Je crois à la liberté individuelle, à la tolérance et aux droits de l’homme. Il se peut qu’il s’agisse là aussi d’éléphants démodés et anachroniques, survivants encombrants d’une époque géologique révolue : celle de l’humanisme. Je ne le pense pas, parce que je crois au progrès, et que le progrès véritable porte en lui les conditions indispensables à leur survie. Il est possible, bien entendu, que je me trompe et que ma confiance est une simple ruse que me joue mon propre instinct de conservation. J’espère bien disparaître alors avec eux. Mais non sans les avoir défendus jusqu’au bout contre les déchaînements totalitaires, nationalistes, racistes, mystiques et idéomaniaques, et aucune imposture, aucune théorie, aucune dialectique, aucun camouflage idéologique ne me feront oublier leur souveraine simplicité. »

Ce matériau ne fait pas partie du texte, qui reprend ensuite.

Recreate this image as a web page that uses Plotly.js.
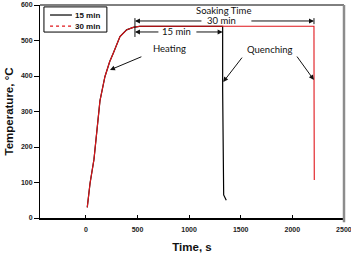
<!DOCTYPE html>
<html>
<head>
<meta charset="utf-8">
<script src="https://cdn.plot.ly/plotly-3.0.1.min.js"></script>
<style>
  html, body { margin: 0; padding: 0; background: #fff; }
  #chart { width: 351px; height: 257px; }
</style>
</head>
<body>
<div id="chart"></div>
<script>
// Heating stage shared by both runs (time in s, temperature in °C)
const heatTime = [13, 40, 78, 104, 136, 184, 230, 265, 300, 330, 394, 458, 520];
const heatTemp = [30, 98, 165, 245, 330, 398, 440, 464, 490, 511, 530, 537, 540];

// Quench after 15 min soaking
const quench15Time = [1325, 1325, 1328, 1335, 1360];
const quench15Temp = [540, 360, 112, 65, 50];

// Quench after 30 min soaking
const quench30Time = [2210, 2211, 2213];
const quench30Temp = [540, 330, 107];

const seriesNames = ['15 min', '30 min'];
const seriesColors = ['#000000', '#e0161b'];

// Key instants used by the dimension arrows
const soakStart = 475;
const soakEnd15 = quench15Time[0];
const soakEnd30 = quench30Time[0];

const xTicks = [0, 500, 1000, 1500, 2000, 2500];
const yTicks = [0, 100, 200, 300, 400, 500, 600];

const traces = [
  {
    x: heatTime.concat(quench15Time),
    y: heatTemp.concat(quench15Temp),
    name: seriesNames[0],
    mode: 'lines',
    line: { color: seriesColors[0], width: 1.2 }
  },
  {
    x: heatTime.concat(quench30Time),
    y: heatTemp.concat(quench30Temp),
    name: seriesNames[1],
    mode: 'lines',
    line: { color: seriesColors[1], width: 1.1 }
  }
];

const txtFont = { family: 'Lato, "Open Sans", sans-serif', size: 9.5, color: '#111' };
const arrowBase = {
  xref: 'x', yref: 'y', axref: 'x', ayref: 'y',
  text: '', showarrow: true, arrowhead: 2, arrowsize: 1, arrowwidth: 1, arrowcolor: '#111'
};
const label = (x, y, text) => ({ xref: 'x', yref: 'y', x: x, y: y, text: text, showarrow: false, font: txtFont, borderpad: 0 });

const yDim30 = 555, yDim15 = 524;

// Legend box drawn in paper space
const legFont = { family: 'Arial, "Liberation Sans", sans-serif', size: 8, color: '#111', weight: 'bold' };
const legRows = [0.953, 0.901];

const annotations = [
  label(1337, 584, 'Soaking Time'),
  label(1315, yDim30, '30 min'),
  label(882, yDim15, '15 min'),
  label(809, 478, 'Heating'),
  label(1783, 475, 'Quenching'),
  // 30 min dimension arrow
  Object.assign({}, arrowBase, { x: soakStart, y: yDim30, ax: 1134, ay: yDim30 }),
  Object.assign({}, arrowBase, { x: soakEnd30, y: yDim30, ax: 1589, ay: yDim30 }),
  // 15 min dimension arrow
  Object.assign({}, arrowBase, { x: soakStart, y: yDim15, ax: 717, ay: yDim15 }),
  Object.assign({}, arrowBase, { x: soakEnd15, y: yDim15, ax: 1056, ay: yDim15 }),
  // stage pointers
  Object.assign({}, arrowBase, { x: 233, y: 417, ax: 552, ay: 456 }),
  Object.assign({}, arrowBase, { x: 1330, y: 383, ax: 1524, ay: 456 }),
  Object.assign({}, arrowBase, { x: 2209, y: 389, ax: 2035, ay: 459 })
].concat(seriesNames.map((n, i) => ({
  xref: 'paper', yref: 'paper', x: 0.112, y: legRows[i], xanchor: 'left', yanchor: 'middle',
  text: n, showarrow: false, font: legFont, borderpad: 0
})));

const shapes = [
  // end bars of the dimension arrows
  { type: 'line', xref: 'x', yref: 'y', x0: soakStart, x1: soakStart, y0: 510, y1: 563, line: { color: '#111', width: 1 } },
  { type: 'line', xref: 'x', yref: 'y', x0: soakEnd30, x1: soakEnd30, y0: 546, y1: 563, line: { color: '#111', width: 1 } },
  // frame: top edge and right edge
  { type: 'line', xref: 'paper', yref: 'paper', x0: 0, x1: 1, y0: 1, y1: 1, line: { color: '#000', width: 1 } },
  { type: 'line', xref: 'paper', yref: 'paper', x0: 1, x1: 1, y0: -0.02, y1: 1, line: { color: '#8c8c8c', width: 2.5 } },
  // legend frame and keys
  { type: 'rect', xref: 'paper', yref: 'paper', x0: 0.013, x1: 0.220, y0: 0.873, y1: 0.991, line: { color: '#000', width: 1 }, fillcolor: '#fff' },
  { type: 'line', xref: 'paper', yref: 'paper', x0: 0.033, x1: 0.105, y0: legRows[0], y1: legRows[0], line: { color: seriesColors[0], width: 1.2 } },
  { type: 'line', xref: 'paper', yref: 'paper', x0: 0.033, x1: 0.105, y0: legRows[1], y1: legRows[1], line: { color: seriesColors[1], width: 1.3, dash: 'dot' } }
];

const tickFont = { family: 'Arial, "Liberation Sans", sans-serif', size: 7, color: '#222', weight: 'bold' };
const titleFont = { family: 'Arial, "Liberation Sans", sans-serif', size: 11.5, color: '#111', weight: 'bold' };

const layout = {
  width: 351, height: 257,
  margin: { l: 40, r: 7, t: 5, b: 39 },
  paper_bgcolor: '#fff', plot_bgcolor: '#fff',
  showlegend: false,
  xaxis: {
    range: [-445, 2501], tickvals: xTicks, ticktext: xTicks.map(String),
    showgrid: false, zeroline: false,
    showline: true, linecolor: '#000', linewidth: 1.5,
    ticks: 'inside', ticklen: 3, tickcolor: '#000', tickwidth: 1,
    tickfont: tickFont, ticklabelstandoff: 4, ticklabeloverflow: 'allow',
    title: { text: 'Time, s', font: titleFont, standoff: 11 }
  },
  yaxis: {
    range: [0, 600], tickvals: yTicks, ticktext: yTicks.map(String),
    showgrid: false, zeroline: false,
    showline: true, linecolor: '#000', linewidth: 1,
    ticks: 'outside', ticklen: 5, tickcolor: '#000', tickwidth: 1,
    tickfont: tickFont,
    title: { text: 'Temperature, °C', font: titleFont, standoff: 4 }
  },
  annotations: annotations,
  shapes: shapes
};

Plotly.newPlot('chart', traces, layout, { displayModeBar: false, staticPlot: true });
</script>
</body>
</html>
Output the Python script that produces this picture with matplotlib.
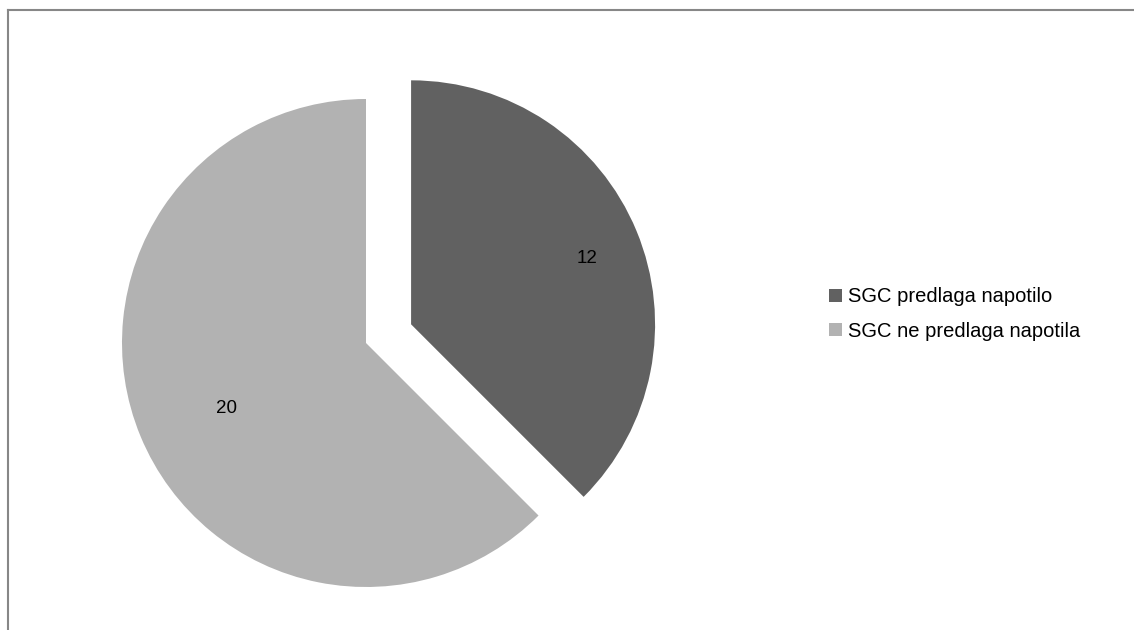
import numpy as np
import matplotlib.pyplot as plt
from matplotlib.patches import Patch

# Data
labels = ['SGC predlaga napotilo', 'SGC ne predlaga napotila']
values = [12, 20]
colors = ['#616161', '#b2b2b2']
explode = [0.2, 0.0]
label_dist = [0.78, 0.62]

plt.rcParams['font.family'] = ['Liberation Sans', 'DejaVu Sans']

W, H = 1134, 630
fig = plt.figure(figsize=(W / 100, H / 100), dpi=100)
ax = fig.add_axes([0, 0, 1, 1])

wedges, _ = ax.pie(values, colors=colors, explode=explode, startangle=90,
                   counterclock=False, radius=1.0,
                   wedgeprops=dict(linewidth=0))

# value labels placed along each wedge's mid-angle
for w, v, d in zip(wedges, values, label_dist):
    ang = np.deg2rad((w.theta1 + w.theta2) / 2)
    cx, cy = w.center
    ax.text(cx + d * np.cos(ang), cy + d * np.sin(ang) - 0.03, str(v),
            ha='center', va='center', fontsize=13.5, color='black')

# map data units to pixels: radius 1 -> 244 px, pie centre at (366, 343)
r_px, cx_px, cy_px = 244, 366, 343
ax.set_xlim(-cx_px / r_px, (W - cx_px) / r_px)
ax.set_ylim(-(H - cy_px) / r_px, cy_px / r_px)
ax.set_aspect('auto')
ax.axis('off')

handles = [Patch(facecolor=c, edgecolor='none') for c in colors]
fig.legend(handles, labels, loc='center left',
           bbox_to_anchor=(811 / W, 1 - 314 / H), frameon=False,
           fontsize=14.5, handlelength=0.65, handleheight=0.65,
           handletextpad=0.3, labelspacing=0.75)

# chart border (top and left visible)
fig.add_artist(plt.Line2D([8 / W, 1], [1 - 10 / H, 1 - 10 / H],
                          color='#878787', lw=1.5, transform=fig.transFigure))
fig.add_artist(plt.Line2D([8 / W, 8 / W], [0, 1 - 10 / H],
                          color='#878787', lw=1.5, transform=fig.transFigure))

fig.savefig('out.png', dpi=100)
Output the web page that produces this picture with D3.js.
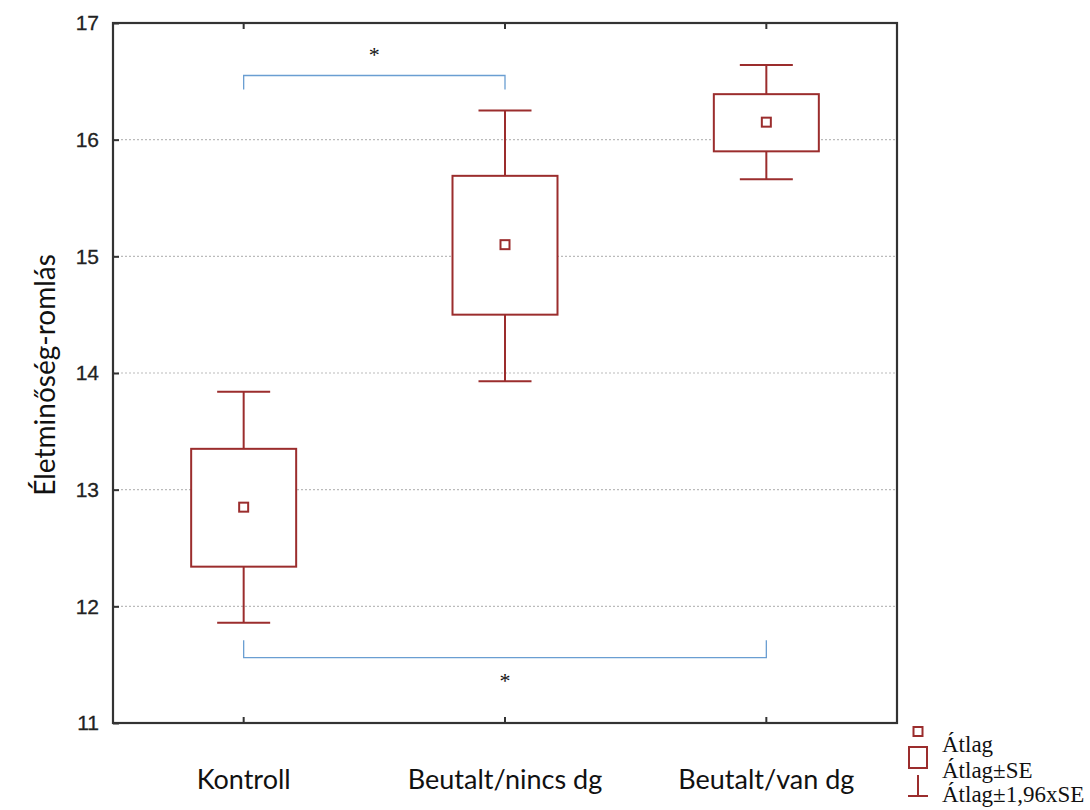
<!DOCTYPE html>
<html><head><meta charset="utf-8">
<script src="https://cdn.jsdelivr.net/npm/d3@7"></script>
<style>body{margin:0;background:#fff}svg{display:block}</style>
</head><body>
<svg id="c" width="1090" height="810"></svg>
<script>
const categories = ["Kontroll", "Beutalt/nincs dg", "Beutalt/van dg"];
const means = [12.85, 15.10, 16.15];
const seLow = [12.34, 14.50, 15.90];
const seHigh = [13.35, 15.69, 16.39];
const ciLow = [11.86, 13.93, 15.66];
const ciHigh = [13.84, 16.25, 16.64];
const yTicks = [11, 12, 13, 14, 15, 16, 17];
const gridTicks = [12, 13, 14, 15, 16];
const brackets = [
  {from: 0, to: 1, y: 16.55, leg: 16.43, starY: 16.71, label: "*"},
  {from: 0, to: 2, y: 11.56, leg: 11.71, starY: 11.34, label: "*"}
];
const legendItems = ["Átlag", "Átlag±SE", "Átlag±1,96xSE"];

const svg = d3.select("#c");
const L = 113, R = 897, T = 23, B = 723;
const x = d3.scaleBand().domain(categories).range([L, R]);
const y = d3.scaleLinear().domain([11, 17]).range([B, T]);
const red = "#9b2d2d";
const cx = i => x(categories[i]) + x.bandwidth() / 2;

// grid
svg.append("g").selectAll("line").data(gridTicks).join("line")
  .attr("x1", L).attr("x2", R).attr("y1", d => y(d)).attr("y2", d => y(d))
  .attr("stroke", "#bbb").attr("stroke-width", 1.2).attr("stroke-dasharray", "2,2");

// y axis labels & ticks
const yAxis = d3.axisLeft(y).tickValues(yTicks).tickSize(-6).tickPadding(14).tickFormat(d3.format("d"));
const ga = svg.append("g").attr("transform", `translate(${L},0)`).call(yAxis);
ga.select(".domain").remove();
ga.selectAll("line").attr("stroke", "#333").attr("stroke-width", 2);
ga.selectAll("text").attr("font-family", "Liberation Sans, Arial").attr("font-size", 21)
  .attr("fill", "#222").attr("stroke", "#222").attr("stroke-width", 0.3);

// x ticks top and bottom (inside)
const xTop = d3.axisTop(x).tickSize(-6).tickFormat("");
const gt = svg.append("g").attr("transform", `translate(0,${T})`).call(xTop);
gt.select(".domain").remove();
gt.selectAll("line").attr("stroke", "#333").attr("stroke-width", 2);
const xBot = d3.axisBottom(x).tickSize(-6).tickPadding(0);
const gb = svg.append("g").attr("transform", `translate(0,${B})`).call(xBot);
gb.select(".domain").remove();
gb.selectAll("line").attr("stroke", "#333").attr("stroke-width", 2);
gb.selectAll("text").attr("y", 66).attr("dy", 0).attr("font-family", "Lato, Open Sans, sans-serif")
  .attr("font-size", 27).attr("fill", "#111");

// frame
svg.append("rect").attr("x", L).attr("y", T).attr("width", R - L).attr("height", B - T)
  .attr("fill", "none").attr("stroke", "#333").attr("stroke-width", 2.2);

// y title
svg.append("text").attr("transform", `translate(55,${(T + B) / 2 + 2}) rotate(-90)`)
  .attr("text-anchor", "middle").attr("font-family", "Lato, Open Sans, sans-serif")
  .attr("font-size", 28).attr("fill", "#111").text("Életminőség-romlás");

// boxes
const bw = 105, cw = 53, ms = 9;
const g = svg.append("g").attr("stroke", red).attr("stroke-width", 2).attr("fill", "none");
categories.forEach((c, i) => {
  const X = cx(i);
  g.append("line").attr("x1", X).attr("x2", X).attr("y1", y(ciHigh[i])).attr("y2", y(seHigh[i]));
  g.append("line").attr("x1", X).attr("x2", X).attr("y1", y(seLow[i])).attr("y2", y(ciLow[i]));
  g.append("line").attr("x1", X - cw / 2).attr("x2", X + cw / 2).attr("y1", y(ciHigh[i])).attr("y2", y(ciHigh[i]));
  g.append("line").attr("x1", X - cw / 2).attr("x2", X + cw / 2).attr("y1", y(ciLow[i])).attr("y2", y(ciLow[i]));
  g.append("rect").attr("x", X - bw / 2).attr("y", y(seHigh[i])).attr("width", bw).attr("height", y(seLow[i]) - y(seHigh[i])).attr("fill", "#fff");
  g.append("rect").attr("x", X - ms / 2).attr("y", y(means[i]) - ms / 2).attr("width", ms).attr("height", ms);
});

// brackets
const bl = "#6a9ed2";
brackets.forEach(b => {
  const x1 = cx(b.from), x2 = cx(b.to);
  svg.append("path").attr("d", `M${x1},${y(b.leg)}V${y(b.y)}H${x2}V${y(b.leg)}`)
    .attr("fill", "none").attr("stroke", bl).attr("stroke-width", 1.3);
  svg.append("text").attr("x", (x1 + x2) / 2).attr("y", y(b.starY)).attr("text-anchor", "middle")
    .attr("dominant-baseline", "middle").attr("font-family", "Liberation Serif, serif").attr("font-size", 22)
    .attr("fill", "#111").text(b.label);
});

// legend
const lx = 918, ly = [752, 778, 802];
const lg = svg.append("g").attr("stroke", red).attr("stroke-width", 2).attr("fill", "none");
lg.append("rect").attr("x", lx - 4.5).attr("y", 727).attr("width", 9).attr("height", 9);
lg.append("rect").attr("x", lx - 9).attr("y", 747).attr("width", 18).attr("height", 21);
lg.append("line").attr("x1", lx).attr("x2", lx).attr("y1", 775).attr("y2", 797);
lg.append("line").attr("x1", lx - 10).attr("x2", lx + 10).attr("y1", 796).attr("y2", 796);
svg.append("g").selectAll("text").data(legendItems).join("text")
  .attr("x", 942).attr("y", (d, i) => ly[i])
  .attr("font-family", "Liberation Serif, Times New Roman, serif").attr("font-size", 23).attr("fill", "#111")
  .text(d => d);
</script>
</body></html>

Tout est dit dans ces lignes.
….« Ce livre est évidemment un livre sur la protection de la nature mais on aurait tort de le réduire à cette dimension. C’est aussi un roman et, si j’ose dire un roman romanesque, par les aventures que vivent ses protagonistes. Il y a d’abord le héros, Morel, un Français moyen qui se consacre de toute son énergie à la défense des éléphants, uniquement à leur défense, et refuse de se laisser embarquer dans n’importe quelle croisade nationaliste, tiers-mondiste ou africaniste. »
Au total, on peut bien entendu penser à La Condition humaine de Malraux, mais je crois que Les Racines du ciel sont le livre fondamental du XXe siècle, celui qui donne le plus à penser notre temps.